La Memoria
- Filosofia di Bene
- 28 gen 2021
- Tempo di lettura: 3 min

“Non esiste separazione definitiva sinché esiste il ricordo” (Isabel Allende)
“La nostra memoria è un mondo più perfetto dell’universo: restituisce la vita a coloro che non esistono più” (Guy de Maupassant)
È risaputo quanto Magritte amasse disorientare lo spettatore con le sue opere. In fondo il surrealismo è anche questo: declinazione e concrezione di thauma – fonte da cui il pensiero trae movimento – ovvero destabilizzazione, spaesamento, angosciante stupore, oltre che semplice meraviglia. Ed effettivamente, con la sua rappresentazione della memoria, il pittore belga genera tutto ciò nel fruitore dell’opera. Inevitabile domandarsi il perché dell’associazione tra la testa decollata di una bellezza classica e il sangue che la imbratta. Ma Renè Magritte non ci offre interpretazioni rassicuranti, anzi, sceglie di dire ciò che il dipinto non è, quasi volesse – attraverso questa ermeneutica apofatica – indurre lo spettatore a riflessioni proprie.

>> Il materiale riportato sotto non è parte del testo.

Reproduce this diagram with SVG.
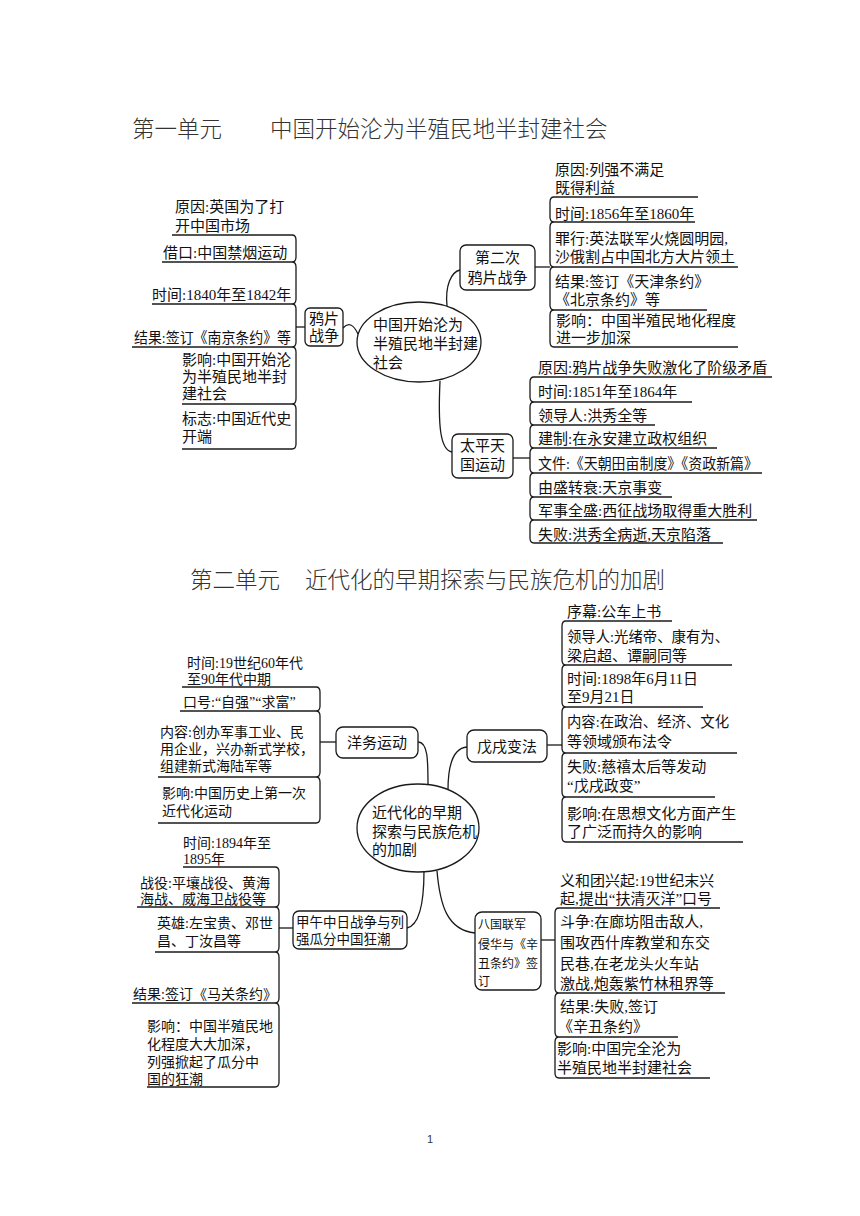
<svg xmlns="http://www.w3.org/2000/svg" width="860" height="1216" viewBox="0 0 860 1216">
<style>
.t{font-family:"Liberation Serif","Noto Sans CJK SC",serif;font-size:15px;fill:#111}
.s14{font-size:14px}
.s135{font-size:13.5px}
.s12{font-size:12px}
.title{font-family:"Noto Sans CJK SC","Liberation Sans",sans-serif;font-size:22.5px;font-weight:300;fill:#333}
.ln{fill:none;stroke:#1a1a1a;stroke-width:1.3}
.box{fill:#fff;stroke:#1a1a1a;stroke-width:1.3}
.mid{text-anchor:middle}
</style>
<rect width="860" height="1216" fill="#fff"/>

<g id="title1"><text class="title" x="132" y="137">第一单元</text><text class="title" x="270" y="137">中国开始沦为半殖民地半封建社会</text></g>
<g id="title2"><text class="title" x="190" y="588">第二单元</text><text class="title" x="305" y="588">近代化的早期探索与民族危机的加剧</text></g>

<g id="connectors">
<path class="ln" d="M292,235 Q296,235 296,240 L296,257 Q296,262 292,262 M292,262 Q296,262 296,267 L296,299 Q296,304 292,304 M292,304 Q296,304 296,309 L296,342 Q296,347 292,347 M292,347 Q296,347 296,352 L296,399 Q296,404 292,404 M292,404 Q296,404 296,409 L296,444 Q296,449 292,449"/>
<path class="ln" d="M296,327 L305,327"/>
<path class="ln" d="M343,328 Q351,319 358,334"/>
<path class="ln" d="M447,306 C445,286 451,272 460,270"/>
<path class="ln" d="M535,267 L550,267"/>
<path class="ln" d="M554,197 Q550,197 550,202 L550,217 Q550,222 554,222 M554,222 Q550,222 550,227 L550,262 Q550,267 554,267 M554,267 Q550,267 550,272 L550,305 Q550,310 554,310 M554,310 Q550,310 550,315 L550,342 Q550,347 554,347"/>
<path class="ln" d="M440,381 C438,425 440,450 452,452"/>
<path class="ln" d="M513,458 L530,458"/>
<path class="ln" d="M534,377 Q530,377 530,382 L530,397 Q530,402 534,402 M534,402 Q530,402 530,407 L530,420 Q530,425 534,425 M534,425 Q530,425 530,430 L530,443 Q530,448 534,448 M534,448 Q530,448 530,453 L530,468 Q530,473 534,473 M534,473 Q530,473 530,478 L530,492 Q530,497 534,497 M534,497 Q530,497 530,502 L530,515 Q530,520 534,520 M534,520 Q530,520 530,525 L530,538 Q530,543 534,543"/>

<path class="ln" d="M316,687 Q320,687 320,692 L320,706 Q320,711 316,711 M316,711 Q320,711 320,716 L320,772 Q320,777 316,777 M316,777 Q320,777 320,782 L320,818 Q320,823 316,823"/>
<path class="ln" d="M320,742 L336,742"/>
<path class="ln" d="M418,742 C428,742 428,760 428,786"/>
<path class="ln" d="M467,747 C455,748 448,760 448,790"/>
<path class="ln" d="M547,745 L562,745"/>
<path class="ln" d="M566,621 Q562,621 562,626 L562,660 Q562,665 566,665 M566,665 Q562,665 562,670 L562,702 Q562,707 566,707 M566,707 Q562,707 562,712 L562,748 Q562,753 566,753 M566,753 Q562,753 562,758 L562,792 Q562,797 566,797 M566,797 Q562,797 562,802 L562,837 Q562,842 566,842"/>
<path class="ln" d="M424,871 C424,900 420,925 407,928"/>
<path class="ln" d="M279,928 L293,928"/>
<path class="ln" d="M275,867 Q279,867 279,872 L279,902 Q279,907 275,907 M275,907 Q279,907 279,912 L279,947 Q279,952 275,952 M275,952 Q279,952 279,957 L279,998 Q279,1003 275,1003 M275,1003 Q279,1003 279,1008 L279,1082 Q279,1087 275,1087"/>
<path class="ln" d="M437,871 C440,905 447,930 475,933"/>
<path class="ln" d="M541,940 L555,940"/>
<path class="ln" d="M559,908 Q555,908 555,913 L555,988 Q555,993 559,993 M559,993 Q555,993 555,998 L555,1032 Q555,1037 559,1037 M559,1037 Q555,1037 555,1042 L555,1073 Q555,1078 559,1078"/>
</g>

<g id="center1"><ellipse class="box" cx="419" cy="342" rx="62" ry="40"/>
<text class="t" x="373" y="330">中国开始沦为</text><text class="t" x="373" y="349">半殖民地半封建</text><text class="t" x="373" y="368">社会</text></g>

<g id="node-yapian"><rect class="box" x="305" y="308" width="38" height="38" rx="5"/>
<text class="t mid" x="324" y="324">鸦片</text><text class="t mid" x="324" y="341">战争</text></g>
<g id="yp-1"><text class="t" x="175" y="212">原因:英国为了打</text><text class="t" x="175" y="231">开中国市场</text><path class="ln" d="M172,235 L292,235"/></g>
<g id="yp-2"><text class="t" x="163" y="258">借口:中国禁烟运动</text><path class="ln" d="M162,262 L292,262"/></g>
<g id="yp-3"><text class="t" x="152" y="300">时间:1840年至1842年</text><path class="ln" d="M152,304 L292,304"/></g>
<g id="yp-4"><text class="t" x="134" y="343" textLength="157" lengthAdjust="spacingAndGlyphs">结果:签订《南京条约》等</text><path class="ln" d="M132,347 L292,347"/></g>
<g id="yp-5"><text class="t" x="182" y="365">影响:中国开始沦</text><text class="t" x="182" y="382">为半殖民地半封</text><text class="t" x="182" y="399">建社会</text><path class="ln" d="M182,404 L292,404"/></g>
<g id="yp-6"><text class="t" x="182" y="424">标志:中国近代史</text><text class="t" x="182" y="442">开端</text><path class="ln" d="M182,449 L292,449"/></g>

<g id="node-second"><rect class="box" x="460" y="245" width="75" height="45" rx="6"/>
<text class="t mid" x="497.5" y="263">第二次</text><text class="t mid" x="497.5" y="283">鸦片战争</text></g>
<g id="se-1"><text class="t" x="555" y="175">原因:列强不满足</text><text class="t" x="555" y="193">既得利益</text><path class="ln" d="M554,197 L698,197"/></g>
<g id="se-2"><text class="t" x="555" y="219">时间:1856年至1860年</text><path class="ln" d="M554,222 L695,222"/></g>
<g id="se-3"><text class="t" x="555" y="244">罪行:英法联军火烧圆明园,</text><text class="t" x="555" y="262">沙俄割占中国北方大片领土</text><path class="ln" d="M554,267 L738,267"/></g>
<g id="se-4"><text class="t" x="555" y="287">结果:签订《天津条约》</text><text class="t" x="555" y="305">《北京条约》等</text><path class="ln" d="M554,310 L707,310"/></g>
<g id="se-5"><text class="t" x="556" y="326">影响：中国半殖民地化程度</text><text class="t" x="556" y="343">进一步加深</text><path class="ln" d="M554,347 L738,347"/></g>

<g id="node-taiping"><rect class="box" x="452" y="434" width="61" height="44" rx="6"/>
<text class="t mid" x="482.5" y="451">太平天</text><text class="t mid" x="482.5" y="470">国运动</text></g>
<g id="tp-1"><text class="t" x="538" y="373">原因:鸦片战争失败激化了阶级矛盾</text><path class="ln" d="M534,377 L772,377"/></g>
<g id="tp-2"><text class="t" x="538" y="397">时间:1851年至1864年</text><path class="ln" d="M534,402 L692,402"/></g>
<g id="tp-3"><text class="t" x="538" y="421">领导人:洪秀全等</text><path class="ln" d="M534,425 L655,425"/></g>
<g id="tp-4"><text class="t" x="538" y="444">建制:在永安建立政权组织</text><path class="ln" d="M534,448 L717,448"/></g>
<g id="tp-5"><text class="t" x="538" y="469" textLength="220" lengthAdjust="spacingAndGlyphs">文件:《天朝田亩制度》《资政新篇》</text><path class="ln" d="M534,473 L762,473"/></g>
<g id="tp-6"><text class="t" x="538" y="493">由盛转衰:天京事变</text><path class="ln" d="M534,497 L672,497"/></g>
<g id="tp-7"><text class="t" x="538" y="516">军事全盛:西征战场取得重大胜利</text><path class="ln" d="M534,520 L757,520"/></g>
<g id="tp-8"><text class="t" x="538" y="540">失败:洪秀全病逝,天京陷落</text><path class="ln" d="M534,543 L723,543"/></g>

<g id="center2"><ellipse class="box" cx="418" cy="828" rx="61" ry="44"/>
<text class="t" x="372" y="818">近代化的早期</text><text class="t" x="372" y="837">探索与民族危机</text><text class="t" x="372" y="855">的加剧</text></g>

<g id="node-yangwu"><rect class="box" x="336" y="727" width="82" height="31" rx="7"/>
<text class="t mid" x="377" y="748">洋务运动</text></g>
<g id="yw-1"><text class="t s14" x="187" y="668">时间:19世纪60年代</text><text class="t s14" x="187" y="684">至90年代中期</text><path class="ln" d="M182,687 L316,687"/></g>
<g id="yw-2"><text class="t s14" x="183" y="707">口号:“自强”“求富”</text><path class="ln" d="M180,711 L316,711"/></g>
<g id="yw-3"><text class="t s14" x="160" y="737">内容:创办军事工业、民</text><text class="t s14" x="160" y="754">用企业，兴办新式学校，</text><text class="t s14" x="160" y="771">组建新式海陆军等</text><path class="ln" d="M158,777 L316,777"/></g>
<g id="yw-4"><text class="t s14" x="162" y="798">影响:中国历史上第一次</text><text class="t s14" x="162" y="816">近代化运动</text><path class="ln" d="M158,823 L316,823"/></g>

<g id="node-wuxu"><rect class="box" x="467" y="730" width="80" height="32" rx="7"/>
<text class="t mid" x="507" y="752">戊戌变法</text></g>
<g id="wx-1"><text class="t" x="567" y="617">序幕:公车上书</text><path class="ln" d="M566,621 L672,621"/></g>
<g id="wx-2"><text class="t" x="567" y="642" textLength="162" lengthAdjust="spacingAndGlyphs">领导人:光绪帝、康有为、</text><text class="t" x="567" y="661">梁启超、谭嗣同等</text><path class="ln" d="M566,665 L732,665"/></g>
<g id="wx-3"><text class="t" x="567" y="684">时间:1898年6月11日</text><text class="t" x="567" y="702">至9月21日</text><path class="ln" d="M566,707 L703,707"/></g>
<g id="wx-4"><text class="t" x="567" y="727" textLength="162" lengthAdjust="spacingAndGlyphs">内容:在政治、经济、文化</text><text class="t" x="567" y="747">等领域颁布法令</text><path class="ln" d="M566,753 L737,753"/></g>
<g id="wx-5"><text class="t" x="567" y="772">失败:慈禧太后等发动</text><text class="t" x="567" y="791">“戊戌政变”</text><path class="ln" d="M566,797 L715,797"/></g>
<g id="wx-6"><text class="t" x="567" y="819">影响:在思想文化方面产生</text><text class="t" x="567" y="837">了广泛而持久的影响</text><path class="ln" d="M566,842 L743,842"/></g>

<g id="node-jiawu"><rect class="box" x="293" y="911" width="114" height="38" rx="6"/>
<text class="t s135" x="296" y="927">甲午中日战争与列</text><text class="t s135" x="296" y="944">强瓜分中国狂潮</text></g>
<g id="jw-1"><text class="t s14" x="183" y="848">时间:1894年至</text><text class="t s14" x="183" y="864">1895年</text><path class="ln" d="M183,867 L275,867"/></g>
<g id="jw-2"><text class="t s14" x="140" y="888">战役:平壤战役、黄海</text><text class="t s14" x="140" y="904">海战、威海卫战役等</text><path class="ln" d="M137,907 L275,907"/></g>
<g id="jw-3"><text class="t s14" x="157" y="928">英雄:左宝贵、邓世</text><text class="t s14" x="157" y="946">昌、丁汝昌等</text><path class="ln" d="M155,952 L275,952"/></g>
<g id="jw-4"><text class="t s14" x="133" y="999">结果:签订《马关条约》</text><path class="ln" d="M132,1003 L275,1003"/></g>
<g id="jw-5"><text class="t s14" x="147" y="1031">影响：中国半殖民地</text><text class="t s14" x="147" y="1049">化程度大大加深，</text><text class="t s14" x="147" y="1067">列强掀起了瓜分中</text><text class="t s14" x="147" y="1084">国的狂潮</text><path class="ln" d="M147,1087 L275,1087"/></g>

<g id="node-baguo"><rect class="box" x="475" y="912" width="66" height="78" rx="7"/>
<text class="t s12" x="478" y="929">八国联军</text><text class="t s12" x="478" y="949">侵华与《辛</text><text class="t s12" x="478" y="968">丑条约》签</text><text class="t s12" x="478" y="986">订</text></g>
<g id="bg-1"><text class="t" x="560" y="886">义和团兴起:19世纪末兴</text><text class="t" x="560" y="904">起,提出“扶清灭洋”口号</text><path class="ln" d="M559,908 L720,908"/></g>
<g id="bg-2"><text class="t" x="560" y="927">斗争:在廊坊阻击敌人,</text><text class="t" x="560" y="948">围攻西什库教堂和东交</text><text class="t" x="560" y="969">民巷,在老龙头火车站</text><text class="t" x="560" y="989">激战,炮轰紫竹林租界等</text><path class="ln" d="M559,993 L725,993"/></g>
<g id="bg-3"><text class="t" x="560" y="1012">结果:失败,签订</text><text class="t" x="558" y="1032">《辛丑条约》</text><path class="ln" d="M559,1037 L678,1037"/></g>
<g id="bg-4"><text class="t" x="557" y="1054">影响:中国完全沦为</text><text class="t" x="557" y="1073">半殖民地半封建社会</text><path class="ln" d="M559,1078 L710,1078"/></g>

<g id="page"><text x="430" y="1143" style="font-family:'Liberation Sans',sans-serif;font-size:11px;fill:#333" text-anchor="middle">1</text></g>
</svg>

Che cos’è, dunque, per me la memoria? È il solo mezzo in mio possesso per continuare a ridestare, a tenere vivi determinati ricordi. Soprattutto determinate persone. È un qualcosa di prezioso, che voglio custodire e coltivare. Attraverso la memoria, possiamo ad esempio continuare a rievocare, a riportare tra noi, i cari che non ci sono più. Rammentare (da re-ad-mentàre, “riportare indietro nella mente”, “ricondurre alla mente”) e ricordare (da re, “indietro” e cor, “cuore”, quindi “riportare al cuore”) sono gli atti attraverso cui possiamo ridestare ciò che non è più. Penso che questa capacità di “tenere in vita” sia, ad esempio, rappresentata dalla rosa e dal verde delle sue foglie, nel dipinto di Magritte… La memoria, dunque, ridà linfa, inverdisce ciò che è sopito. È la capacità di tramandare vita, nella sua singolarità, nella sua irripetibilità. Inevitabilmente, ricordare è raccontare. Gabriel Garcia Marquez affermava difatti che
“la vita non è ciò che viviamo, ma ciò che ricordiamo e come lo ricordiamo”.
Nel momento in cui narro dei ricordi, modifico dunque i ricordi stessi. Spesso ci sarà capitato di tornare su un vissuto del passato e di accorgerci, nel narrarlo, di scorgervi nuovi significati, di averlo ricollocato all’interno della nostra mente e, quindi, della nostra esistenza. Non si tratta di mistificare ciò che è stato, né di edulcorarlo – anche se spesso il ricordo ha questa capacità –, bensì di risignificarlo.
La memoria consente inoltre di ovviare a ciò che in molti temiamo: l’oblio.
“La mia memoria sarebbe stata inghiottita dal nulla. Le mie parole, la mia coscienza, tutto quello che era mio, giù nel pozzo nero dell’oblio. Erano destinati a sparire anche le case, le strade, la totalità degli esseri viventi, il nostro pianeta, il sole, la luna, le stelle, l’universo intero. Scagliai lontano il sasso bianco neanche fosse stata una strega: mi aveva iniettato un’angoscia che sarebbe durata tutta la breve vita che un destino indifferente mi aveva concesso”. (Alejandro Jodorowsky, La danza della realtà)
Un pensiero che scatena la mia angoscia è proprio quello così ben descritto da queste parole: se un giorno dovesse sparire anche l’ultimo uomo sulla faccia della Terra, se la Terra stessa non fosse più, dove andrebbero a finire le nostre memorie? Chi o che cosa custodirebbe l’unicità delle nostre singole esistenze? Ecco che il pensiero del Nulla incombe… ma mi consolo pensando a ciò che posso nel qui ed ora che ancora mi è garantito: ricordare. Restituire vita, ripotare al cuore e alla mente ciò che non è più, ma che ancora mi appartiene.
E poi la memoria di me. Ovviamente un altro pensiero che mi lascia al cospetto del thauma come angosciante stupore è quello relativo alla possibilità che possa perdere la memoria, per accidente o per una delle tremende malattie neurodegenerative cui l’essere umano è soggetto. La perdita dei miei ricordi, sarebbe la fine della mia individualità, sarebbe perdere una parte costitutiva della mia esistenza, essendo costrizione del Leib a mero Körper. Ma questa eventualità non è passibile di controllo da parte mia, se non nei limiti della speranza – per quanto egoistica – che gli altri si ricordino di me.